Harmonised higher education could be a game changer

The implementation of the proposal by the Inter-University Council for East Africa (IUCEA) that seeks to harmonise higher education systems in East Africa could be a much-needed game changer.

Professor Calixte Kabera, the newly elected chairperson of IUCEA for the next two years, spoke about the importance of a regional approach to pursue the Sustainable Development Goals (SDGs) in a recent interview with University World News.

Harmonisation could strengthen the links between academia and industry and help build the inter-country research networks needed to spur sustainable development.

A meeting held in Morocco in June also affirmed that scaling up industry and academia linkages could accelerate the continent’s realisation of the United Nations Agenda 2030 on Sustainable Development, according to experts.

Speakers at the hybrid Pan-African Regional Scholarship and Innovation fund (RSIF) conference held in Morocco said that partnerships and collaborations between academia and industry are crucial for the sustainable development of Africa, yet these linkages are still very weak on the continent.

Collaboration between academia and industry are believed to be crucial for skills development, especially for faculty members and students at universities. To realise the IUCEA’s strategic plan for 2021-26, the association plans to collaborate with industry to support the region’s universities, research and innovation centres, and build capacity for regional research and innovation that strikes a balance between knowledge generation and policy innovation.

How should universities approach research?

According to Fulufhelo Nelwamondo, the chief executive officer of South Africa’s National Research Foundation, the science, technology and innovation links between industries are weak because of a lack of trust and of a shared end goal.

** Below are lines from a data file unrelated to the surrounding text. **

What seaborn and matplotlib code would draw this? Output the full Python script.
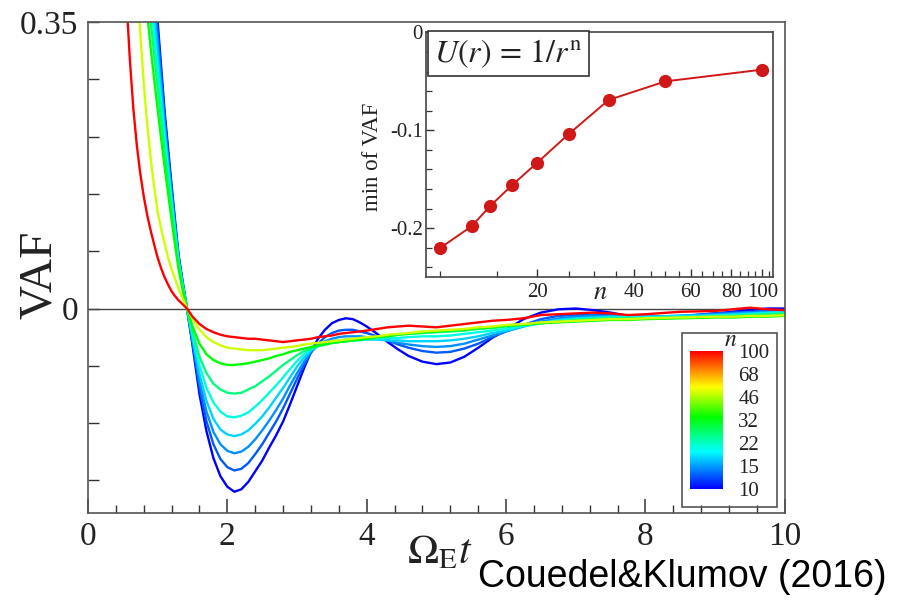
import numpy as np
import pandas as pd
import matplotlib
matplotlib.use('Agg')
import matplotlib.pyplot as plt
import seaborn as sns
from matplotlib.colors import LinearSegmentedColormap, LogNorm
from matplotlib.cm import ScalarMappable
from matplotlib.patches import Rectangle
from matplotlib.ticker import NullFormatter

sns.set_theme(style='white')
plt.rcParams['font.family'] = ['Liberation Serif', 'DejaVu Serif']
plt.rcParams['mathtext.fontset'] = 'stix'

# time axis (Omega_E t), shared by all curves
t = [0.5, 0.55, 0.6, 0.65, 0.7, 0.75, 0.8, 0.85, 0.9, 0.95, 1.0, 1.05, 1.1, 1.15, 1.2,
     1.25, 1.3, 1.36, 1.42, 1.5, 1.6, 1.7, 1.8, 1.9, 2.0, 2.1, 2.2, 2.3, 2.4, 2.5,
     2.6, 2.7, 2.8, 2.9, 3.0, 3.1, 3.2, 3.3, 3.4, 3.5, 3.6, 3.7, 3.8, 3.9, 4.0,
     4.15, 4.3, 4.45, 4.6, 4.8, 5.0, 5.2, 5.4, 5.6, 5.8, 6.0, 6.25, 6.5, 6.75, 7.0,
     7.25, 7.5, 7.75, 8.0, 8.5, 9.0, 9.25, 9.5, 9.75, 10.0]

vaf_n10 = [0.81, 0.77, 0.73, 0.685, 0.64, 0.595, 0.55, 0.50, 0.45, 0.40, 0.35, 0.295, 0.24, 0.195, 0.15,
           0.107, 0.065, 0.032, 0.0, -0.045, -0.105, -0.150, -0.183, -0.205, -0.218, -0.224, -0.221, -0.212, -0.199, -0.186,
           -0.170, -0.155, -0.138, -0.117, -0.095, -0.073, -0.053, -0.037, -0.026, -0.018, -0.014, -0.012, -0.013, -0.017, -0.022,
           -0.031, -0.041, -0.050, -0.058, -0.065, -0.068, -0.066, -0.059, -0.048, -0.036, -0.026, -0.013, -0.005, -0.001, 0.0,
           -0.002, -0.005, -0.009, -0.011, -0.010, -0.006, -0.004, -0.002, 0.0, 0.0]
vaf_n12 = [0.79, 0.75, 0.71, 0.665, 0.62, 0.575, 0.53, 0.485, 0.44, 0.39, 0.34, 0.287, 0.235, 0.188, 0.145,
           0.103, 0.063, 0.030, 0.0, -0.042, -0.097, -0.138, -0.166, -0.184, -0.194, -0.198, -0.196, -0.189, -0.178, -0.166,
           -0.152, -0.138, -0.122, -0.104, -0.086, -0.069, -0.054, -0.043, -0.035, -0.030, -0.027, -0.026, -0.026, -0.028, -0.030,
           -0.034, -0.039, -0.044, -0.048, -0.052, -0.054, -0.053, -0.049, -0.043, -0.035, -0.028, -0.020, -0.013, -0.009, -0.008,
           -0.008, -0.008, -0.009, -0.010, -0.009, -0.006, -0.005, -0.004, -0.003, -0.002]
vaf_n14 = [0.77, 0.73, 0.69, 0.645, 0.60, 0.555, 0.51, 0.465, 0.42, 0.372, 0.325, 0.275, 0.227, 0.182, 0.14,
           0.10, 0.061, 0.029, 0.0, -0.039, -0.089, -0.126, -0.151, -0.166, -0.174, -0.177, -0.175, -0.169, -0.160, -0.149,
           -0.137, -0.124, -0.110, -0.094, -0.079, -0.065, -0.053, -0.045, -0.040, -0.037, -0.035, -0.034, -0.034, -0.034, -0.035,
           -0.037, -0.039, -0.042, -0.044, -0.046, -0.047, -0.046, -0.043, -0.038, -0.033, -0.028, -0.022, -0.016, -0.012, -0.010,
           -0.009, -0.009, -0.009, -0.010, -0.009, -0.007, -0.006, -0.005, -0.004, -0.003]
vaf_n17 = [0.75, 0.71, 0.67, 0.625, 0.58, 0.535, 0.49, 0.445, 0.40, 0.355, 0.31, 0.263, 0.218, 0.175, 0.135,
           0.097, 0.059, 0.028, 0.0, -0.036, -0.080, -0.113, -0.135, -0.148, -0.154, -0.156, -0.154, -0.149, -0.141, -0.132,
           -0.121, -0.109, -0.097, -0.084, -0.071, -0.060, -0.051, -0.046, -0.042, -0.040, -0.039, -0.038, -0.038, -0.038, -0.038,
           -0.038, -0.039, -0.039, -0.040, -0.040, -0.040, -0.039, -0.037, -0.034, -0.030, -0.027, -0.022, -0.018, -0.014, -0.012,
           -0.011, -0.010, -0.010, -0.010, -0.009, -0.008, -0.007, -0.006, -0.005, -0.004]
vaf_n20 = [0.73, 0.69, 0.65, 0.605, 0.56, 0.515, 0.47, 0.425, 0.38, 0.335, 0.29, 0.248, 0.207, 0.167, 0.128,
           0.092, 0.057, 0.027, 0.0, -0.032, -0.070, -0.097, -0.115, -0.126, -0.132, -0.133, -0.131, -0.127, -0.120, -0.112,
           -0.103, -0.094, -0.084, -0.074, -0.064, -0.056, -0.050, -0.046, -0.044, -0.042, -0.041, -0.040, -0.039, -0.039, -0.038,
           -0.037, -0.036, -0.036, -0.035, -0.034, -0.034, -0.033, -0.031, -0.029, -0.027, -0.025, -0.021, -0.018, -0.015, -0.013,
           -0.012, -0.011, -0.011, -0.011, -0.010, -0.009, -0.008, -0.007, -0.006, -0.005]
vaf_n25 = [0.71, 0.67, 0.63, 0.585, 0.54, 0.49, 0.445, 0.397, 0.35, 0.31, 0.27, 0.23, 0.192, 0.155, 0.12,
           0.086, 0.053, 0.025, 0.0, -0.028, -0.059, -0.079, -0.092, -0.099, -0.103, -0.104, -0.103, -0.099, -0.095, -0.089,
           -0.083, -0.076, -0.069, -0.063, -0.057, -0.052, -0.049, -0.046, -0.044, -0.042, -0.041, -0.040, -0.039, -0.038, -0.037,
           -0.035, -0.034, -0.032, -0.031, -0.030, -0.029, -0.028, -0.027, -0.025, -0.024, -0.022, -0.020, -0.018, -0.016, -0.014,
           -0.013, -0.012, -0.012, -0.012, -0.011, -0.010, -0.009, -0.008, -0.007, -0.006]
vaf_n33 = [0.67, 0.63, 0.59, 0.545, 0.50, 0.45, 0.405, 0.36, 0.318, 0.28, 0.243, 0.207, 0.173, 0.14, 0.108,
           0.077, 0.048, 0.022, 0.0, -0.022, -0.043, -0.056, -0.063, -0.067, -0.069, -0.069, -0.068, -0.067, -0.065, -0.063,
           -0.061, -0.058, -0.056, -0.053, -0.051, -0.049, -0.047, -0.045, -0.044, -0.042, -0.041, -0.040, -0.039, -0.038, -0.037,
           -0.035, -0.034, -0.032, -0.031, -0.029, -0.028, -0.027, -0.026, -0.024, -0.023, -0.021, -0.020, -0.018, -0.017, -0.016,
           -0.015, -0.014, -0.014, -0.013, -0.012, -0.011, -0.011, -0.010, -0.010, -0.009]
vaf_n50 = [0.71, 0.625, 0.545, 0.47, 0.40, 0.335, 0.275, 0.225, 0.183, 0.148, 0.118, 0.097, 0.079, 0.062, 0.048,
           0.036, 0.024, 0.012, 0.0, -0.012, -0.026, -0.035, -0.041, -0.045, -0.048, -0.049, -0.050, -0.051, -0.051, -0.051,
           -0.050, -0.049, -0.048, -0.047, -0.046, -0.044, -0.043, -0.042, -0.041, -0.040, -0.039, -0.038, -0.037, -0.036, -0.035,
           -0.034, -0.032, -0.031, -0.030, -0.028, -0.027, -0.026, -0.025, -0.023, -0.022, -0.020, -0.019, -0.017, -0.016, -0.015,
           -0.014, -0.013, -0.013, -0.012, -0.011, -0.010, -0.010, -0.009, -0.009, -0.008]
vaf_n100 = [0.47, 0.38, 0.305, 0.245, 0.200, 0.165, 0.137, 0.114, 0.095, 0.078, 0.062, 0.049, 0.038, 0.029, 0.021,
            0.015, 0.010, 0.005, 0.0, -0.010, -0.019, -0.025, -0.029, -0.032, -0.034, -0.035, -0.036, -0.037, -0.037, -0.038,
            -0.039, -0.040, -0.041, -0.040, -0.039, -0.038, -0.037, -0.035, -0.034, -0.033, -0.031, -0.030, -0.029, -0.028, -0.027,
            -0.025, -0.023, -0.022, -0.021, -0.022, -0.023, -0.021, -0.019, -0.017, -0.015, -0.014, -0.012, -0.008, -0.007, -0.006,
            -0.005, -0.006, -0.008, -0.007, -0.004, -0.003, -0.001, 0.001, -0.001, -0.002]

n_values = [10, 12.5, 14.3, 16.7, 20, 25, 33.3, 50, 100]
min_vaf = [-0.220, -0.198, -0.177, -0.156, -0.133, -0.104, -0.069, -0.050, -0.038]

cbar_ticks = [10, 14.7, 21.5, 31.6, 46.4, 68.1, 100]
cbar_labels = ['10', '15', '22', '32', '46', '68', '100']

curves = [vaf_n10, vaf_n12, vaf_n14, vaf_n17, vaf_n20, vaf_n25, vaf_n33, vaf_n50, vaf_n100]

df = pd.DataFrame({
    't': t * len(curves),
    'vaf': np.concatenate(curves),
    'n': np.repeat(n_values, len(t)),
})

cmap = LinearSegmentedColormap.from_list('rainbow_n', [
    (0.0, (0.0, 0.0, 1.0)), (0.27, (0.0, 1.0, 1.0)), (0.52, (0.0, 1.0, 0.0)),
    (0.74, (1.0, 1.0, 0.0)), (1.0, (1.0, 0.0, 0.0))])
norm = LogNorm(vmin=10, vmax=100)
palette = {n: cmap(norm(n)) for n in n_values}

fig = plt.figure(figsize=(8.98, 6), dpi=100)

# main panel
ax = fig.add_axes([0.098, 0.145, 0.776, 0.818])
ax.axhline(0, color='#444444', lw=1.0, zorder=1)
sns.lineplot(data=df, x='t', y='vaf', hue='n', palette=palette, hue_order=n_values,
             linewidth=1.7, legend=False, sort=False, estimator=None, ax=ax)
ax.set_xlim(0, 10)
ax.set_ylim(-0.25, 0.35)
ax.set_xlabel('')
ax.set_ylabel('')
ax.set_xticks([0, 2, 4, 6, 8, 10])
ax.set_xticks(np.arange(0, 10.01, 0.4), minor=True)
ax.set_yticks([0, 0.35])
ax.set_yticklabels(['0', '0.35'])
ax.set_yticks([-0.21, -0.14, -0.07, 0.07, 0.14, 0.21, 0.28], minor=True)
ax.tick_params(which='both', direction='in', bottom=True, left=True, top=False, right=False,
               colors='#333333', labelcolor='#222222')
ax.tick_params(axis='x', which='major', length=10, width=1.1, labelsize=24, pad=6)
ax.tick_params(axis='x', which='minor', length=6, width=1.0)
ax.tick_params(axis='y', which='both', length=8, width=1.0, labelsize=24, pad=7)
for s in ax.spines.values():
    s.set_color('#555555')
    s.set_linewidth(1.2)

fig.text(40 / 898, 1 - 275 / 600, 'VAF', rotation=90, ha='center', va='center',
         fontsize=34, color='#222222')
fig.text(440 / 898, 1 - 553 / 600, r'$\Omega_{\rm E}t$', ha='center', va='center',
         fontsize=30, color='#222222')

# inset: minimum of VAF vs n
ax2 = fig.add_axes([0.474, 0.538, 0.387, 0.408])
sns.lineplot(x=n_values, y=min_vaf, marker='o', color='#d01818', markersize=9.5,
             markeredgewidth=0, linewidth=1.4, ax=ax2)
ax2.set_xscale('log')
ax2.set_xlim(9, 108)
ax2.set_ylim(-0.25, 0)
ax2.set_xticks([20, 40, 60, 80, 100])
ax2.set_xticklabels(['20', '40', '60', '80', '100'])
ax2.set_xticks([10, 15, 25, 30, 35, 45, 50, 55, 65, 70, 75, 85, 90, 95, 105], minor=True)
ax2.xaxis.set_minor_formatter(NullFormatter())
ax2.set_yticks([0, -0.1, -0.2])
ax2.set_yticklabels(['0', '-0.1', '-0.2'])
ax2.set_yticks([-0.24, -0.22, -0.18, -0.16, -0.14, -0.12, -0.08, -0.06, -0.04, -0.02],
               minor=True)
ax2.tick_params(which='both', direction='in', bottom=True, left=True, top=False, right=False,
                colors='#333333', labelcolor='#222222', labelsize=15)
ax2.tick_params(axis='x', pad=4)
ax2.tick_params(axis='y', pad=2)
ax2.tick_params(which='major', length=6, width=1.0)
ax2.tick_params(which='minor', length=4, width=0.9)
for s in ax2.spines.values():
    s.set_color('#444444')
    s.set_linewidth(1.2)
ax2.text(0.025, 0.98, r'$U(r)\,=\,1/r^{\rm n}$', transform=ax2.transAxes, ha='left',
         va='top', fontsize=23, color='#222222',
         bbox=dict(boxstyle='square,pad=0.2', fc='white', ec='#333333', lw=1.2))
fig.text(373 / 898, 1 - 157 / 600, 'min of VAF', rotation=90, ha='center', va='center',
         fontsize=16.5, color='#222222')
fig.text(600 / 898, 1 - 293 / 600, r'$n$', ha='center', va='center', fontsize=19,
         color='#222222')

# colour bar for n
fig.add_artist(Rectangle((682 / 898, 1 - 507 / 600), 95 / 898, 174 / 600,
                         transform=fig.transFigure, fill=False, ec='#555555', lw=1.2))
cax = fig.add_axes([690 / 898, 1 - 489 / 600, 33 / 898, 138 / 600])
cb = fig.colorbar(ScalarMappable(norm=norm, cmap=cmap), cax=cax, ticks=cbar_ticks)
cb.ax.minorticks_off()
cb.ax.set_yticks(cbar_ticks)
cb.ax.set_yticklabels(cbar_labels)
cb.ax.tick_params(length=0, labelsize=15, pad=11, labelcolor='#222222')
cb.outline.set_visible(False)
fig.text(731 / 898, 1 - 341 / 600, r'$n$', ha='center', va='center', fontsize=17,
         color='#222222')

fig.text(478 / 898, 1 - 577 / 600, 'Couedel&Klumov (2016)', family='Liberation Sans',
         fontsize=27, ha='left', va='center', color='black')

fig.savefig('out.png', dpi=100)
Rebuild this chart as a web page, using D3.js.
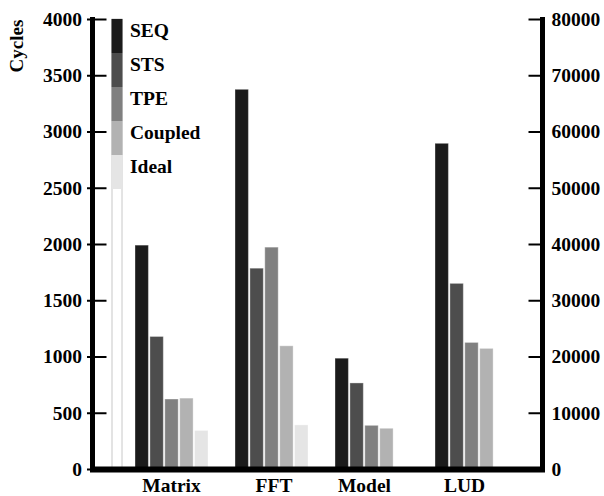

“The attainment of SDGs requires investments in research and innovation that involve a wide range of processes, especially industry participation,” said Nelwamondo. However, he believes low investment in research, especially by public institutions such as universities, was a major hold-up to the potential of science, technology and innovation to catalyse sustainable development in Africa.

Professor Murtala Sabo Sagagi, the director of the Centre for African Entrepreneurship Research and Training at Nigeria’s Bayero University, criticised the many African universities that are not shifting from their traditional roles of doing research for publications aimed at promotions.

“We need to transit and look at research from the problem-solving point of view,” Sagagi said, adding that universities should produce knowledge and practical solutions to the challenges facing Africa’s development. The lack of innovation from university research in Africa has forced the continent to spend billions to import technology, especially from developed countries, Sagagi said.

Professor Peter Onwualu, the acting president of the African University of Science and Technology in Nigeria, agrees: “You will expect that most of the technology used in Nigeria should come from the country’s research system, but this is not the case. The major problem is that the collaboration between academia and the industry is very weak.”

The training of PhDs at the universities, said Onwualu, demands the publication of papers but nothing beyond that, thus missing out on the innovations and solutions that are the essence of research. “Yet we are still grappling with insecurity that hinders development. This is a challenge that needs practical solutions from academia,” said Onwualu.

Innovation grants require industry partners

Cynthia Onyango, research and innovations grant officer at the Nairobi-headquartered International Centre of Insect Physiology and Ecology, said that, despite the Regional Scholarship and Innovation Fund, or RSIF initiative collaborating with industry players, the long grant application process is a major drawback to the success of the partnerships.

“Innovation grants must have industry partners, especially for commercialisation purposes,” said Onyango.

Scientists and researchers from institutions of research and universities in Africa, several speakers said, could hardly come up with innovations that can be commercialised from their research work.

Sagagi urged African universities to make deliberate approaches to industry and invite them to their research in the quest to generate, transfer and exchange knowledge.

Onwualu agrees that there is a need for the formation of research teams from academia and industry whereby the industry players would propose the problems whose solutions academia should seek.

“We should not just have research problems for merely publishing papers. We need research that yields innovations to practically solve problems facing Africa,” Onwualu said.

Patricia Poku-Diaby, chief executive officer of Ghana-based cocoa processing company Plot Enterprise, said having scholars who are also industry players could help strengthen collaborations between academia and industry.

Poku-Diaby pointed out that, in Africa today, cocoa is still harvested manually, making it highly labour-intensive, despite the continent producing 80% of the world’s cocoa. This is an example of where universities should develop solutions to increase efficiency in production in Africa.

“The sustainability of industry is firmly rooted in the knowledge of scholars to guide enterprises to develop improved approaches to their businesses. Collaborations between universities and industry are of the essence if it translates effectively to addressing the challenges of the continent,” Poku-Diaby said.